The Orlu situation was not militancy. That situation got very bad because of the dearth of leadership in Imo State. For a while, a story was everywhere that Fulani herdsmen were given a settlement in Orlu for RUGA. Till date, this has not been authoritatively confirmed. This was propagated by the hierarchy of the IPOB. Yet nobody refuted the story. The Imo State Orientation Agency is moribund under the watch of Hope Uzodimma. The Ministry of Information wasn’t even interested in the dire consequences of such misinformation. They all kept mute. Anger started building up until clashes erupted between the pastoralists and the security operatives of the IPOB. Nigerian security forces stepped into the issue and reportedly took sides with the pastoralists. The natives rose in anger, questioning the whereabouts of the security forces when they were allegedly being harassed by the pastoralists. As IPOB’s operatives engaged the Nigerian forces in battle, the rest can now be told by everyone.
In the aftermath of the Orlu battle, arrests were made. In one of his broadcasts, Nnamdi Kanu swore that what happened to his men in Obigbo, Rivers State, would never be allowed to happen in Orlu. He demanded that all those arrested in Orlu be released immediately and threatened that if Gov Hope Uzodimma should fail to immediately free them, “Imo will burn and burn”.
In response, Hope Uzodimma went to Aso Rock and, in all haughtiness, admitted that he invited the military to conduct airstrikes in Orlu, and stated his determination to deal with all those arrested.
Today, Imo is burning, and Hope Uzodimma has begun to blame his political rivals for the conflagration. Interesting! When NBS, on the strength of its Q4 2020 findings, recently designated Imo as the unemployment capital of Nigeria, Hope Uzodimma, through his Commissioner for Information, blamed the NBS for the verdict. Even the Orlu crisis was officially blamed on the opposition by the Uzodimma administration. So it is a familiar pattern for Hope Uzodimma to goof this minute and blame some ghosts the next minute.
The world over, brute force has never succeeded in crushing the question of self-determination. The history of liberation movements in Africa is a fit testimony that in the quest for freedom, death appears insignificant. Even when the British paid allowances to soldiers for killing Kenyans during the ‘Mau Mau Uprising,’ is Kenya not an independent nation today? When Carl von Clausewitz argued centuries ago that no great political question can be resolved through debates, but always through blood and fire, and therefore “war is a continuation of politics by other means,” he was certainly oblivious of the dynamic character of political issues. The world is changing and becoming freer every day.

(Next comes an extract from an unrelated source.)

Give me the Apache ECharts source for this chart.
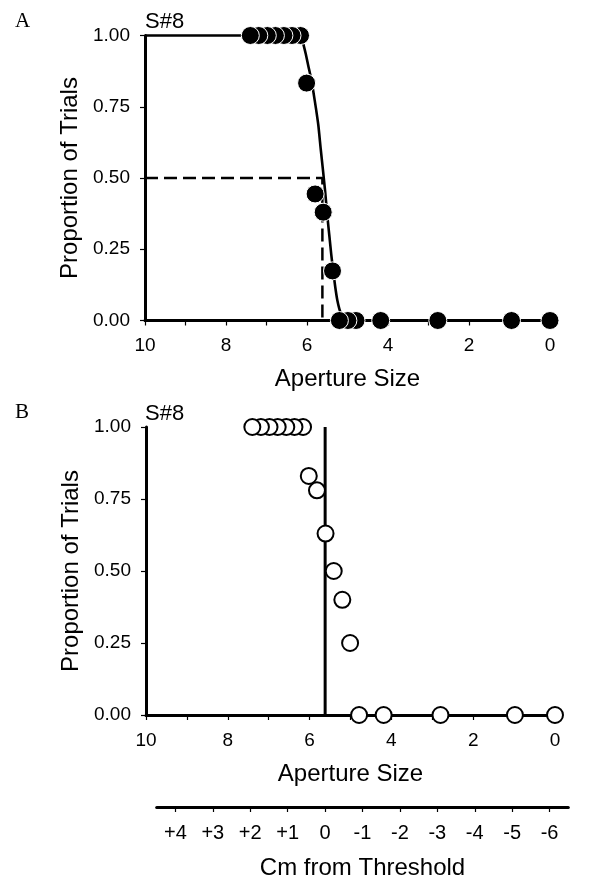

State violence, belligerence and bellicosity cannot address the Imo State situation, or quell the quest for secession. First, there should be a general acknowledgement that Nigeria has been unfair to Ndigbo. Second, the Nigerian state should stop the culture of responding to legitimate agitations with disproportionate force and bestiality. Third, Hope Uzodimma and his colleagues, including their socio-cultural organ called Ohanaeze, must realise that their ineptitude, rudderless governance, and ruinous misrule have fueled the crisis, just as their inability to create jobs has offered any group the springs up in the region a tribe of willing tools waiting to be called up. The inferno in Imo revolves around misdiagnosed malady, which only remedy is dialogue.